Der Grund für diese unterschiedliche Wahrnehmung liegt nicht nur in den unterschiedlichen Lauten, sondern vor allem auch in Satzmelodie und Sprachrhythmus der jeweiligen Sprache. Denn die Sprachen dieser Welt unterscheiden sich neben Vokabular und Grammatik auch in der Art und Weise, wie die verschiedenen Silben, Wörter und Satzteile betont werden. Aber was macht Sprachrhythmus aus und wie hilft er uns beim Verstehen? Hier bekommst du einen kleinen Einblick in einen oft vernachlässigten Aspekt von Sprache.

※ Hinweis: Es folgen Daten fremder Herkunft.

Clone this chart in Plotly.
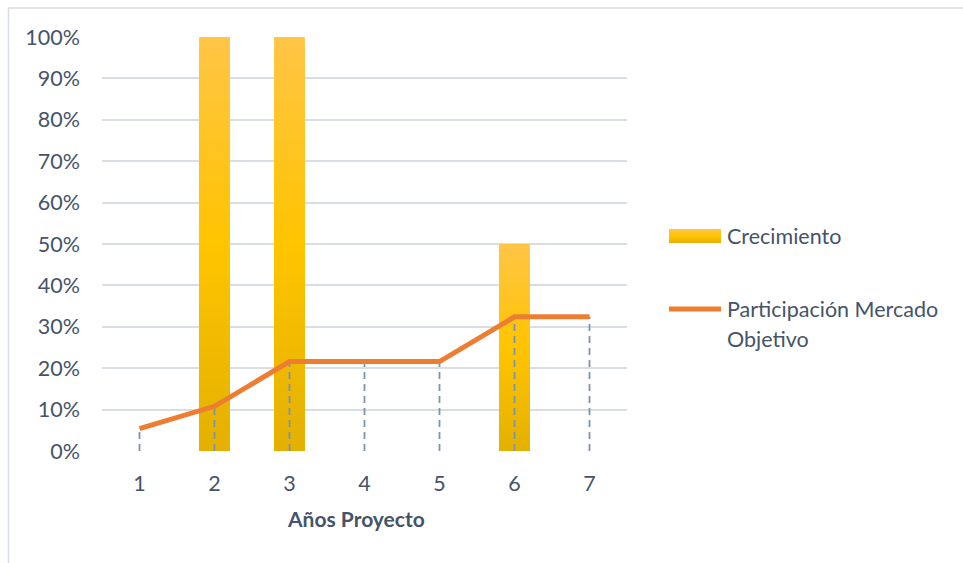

Sprachrhythmus – unterbewusst und doch essenziell

Rhythmus gehört zu den Eigenschaften von Sprache, die wir eher unbewusst wahrnehmen. Anders als bei Rechtschreibung oder Grammatik machen wir uns keine großen Gedanken darüber, wie wir Akzente und Pausen setzen. Dabei spielt der Rhythmus eine entscheidende Rolle im frühkindlichen Spracherwerb: Studien haben gezeigt, dass bereits wenige Tage alte Säuglinge dazu imstande sind, Sprachen mit einem unterschiedlichen Rhythmus zu unterscheiden, obwohl sie kein Wort verstehen. Anders gesagt: Rhythmus ist die erste Eigenschaft von Sprache, die wir lernen. Er ist eine Art Schlüssel, der uns in unserer Muttersprache dabei hilft, die einzelnen Wörter und Satzteile in einem Schwall gesprochener Sprache zu identifizieren.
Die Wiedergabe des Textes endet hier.